Valerio, that special son, was born in 1452 just when Marcello was deciding to retire from public service and was refocusing his energies on learning and the arts. In chapters five and six King again returns to examine the bond between Valerio and his father which resulted in the father's inconsolable grief and refusal to accept the reality of his son's death. Valerio, crudely put, was born at the right moment in his father's life, at a time when Marcello had the time, the energy, and the interest to expend on a son. Within the narrative that Marcello ordered created after his son's death, father and son formed an exclusive pairing within the large and extended Marcello household. The exclusivity of this pairing is seen in the complete effacement of Luca, Marcello's wife and Valerio's mother, from the narrative. Marcello assumed all aspects of Luca's maternal role — even figuratively becoming "pregnant" with visions of Valerio before the child's birth. Valerio, even as an infant, instantly recognized that his affection belonged wholly to his father. He rejected his nurse's breast from the moment he saw his father. Father and son in this narrative become as one — the wonder is not that Marcello mourned, but that his consolers would think that his grief could cease.

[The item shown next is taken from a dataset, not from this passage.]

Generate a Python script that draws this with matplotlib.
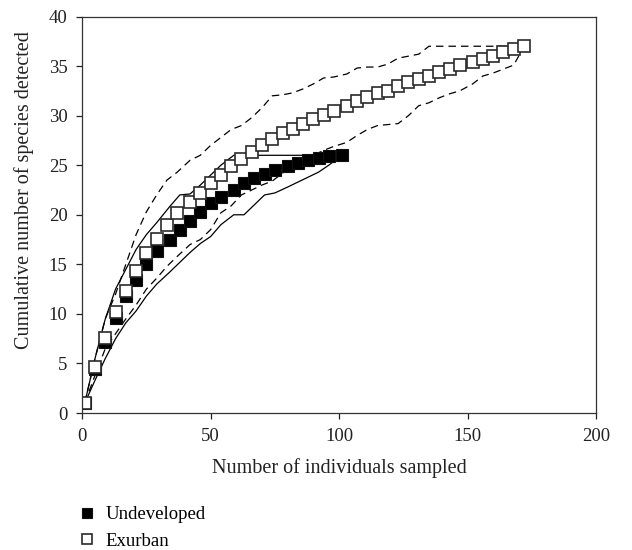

In this story of father-son bonding, Valerio was the perfect child, intelligent, beautiful, respectful, kind, brave. The litany of virtues is endless and it is no wonder that God should call such an angel back to heaven. As he was a perfect exemplar of the puer senex, so he also was the perfect practitioner of ars moriendi. He faced his death with a cheerful steadiness, peaceful in his conscience. When his father stood by his bed, weeping almost hysterically (and showing no more restraint than a woman), Valerio urged his father to control himself. At the moment of death the roles were reversed, and it was son who instructed the father now in that most difficult task of how to accept death calmly. But Valerio's father was not as apt a pupil as his son had been and he refused to accept the lesson his son and his consolers tried to teach him. Marcello again defied the expected community standards—but this time instead of choosing the hyper-masculine role of the warrior, he became the hysterical griever. King argues, "It was a violation of social order so radical as to amount to an inversion of sexual roles: an abomination" (137). But Marcello in "his" Excusatio refuses to heed his consolers' attempts to reintegrate him back into cultural order, proclaiming his right to defy the gender expectations and push the social and psychological boundaries to their limits.

Although the body of this book accounts for only 200 pages, King has managed to condense into these pages a great mass of information about many subjects, ranging from the histories of various humanist authors to the complete architectural evolution of Monselice, Marcello's country home. There are an additional 129 pages of appendices which trace the genealogy of the Marcello family, describe important monuments mentioned, list the texts written for or to Jacopo Antonio Marcello, and give a detailed chronology. Such a wealth of historical facts, images, names, and stories at times drown King's arguments and would make this a difficult book for an undergraduate or a non-specialist. Nonetheless, anyone with an interest in Renaissance humanist culture and its production of meaning will find this an interesting study.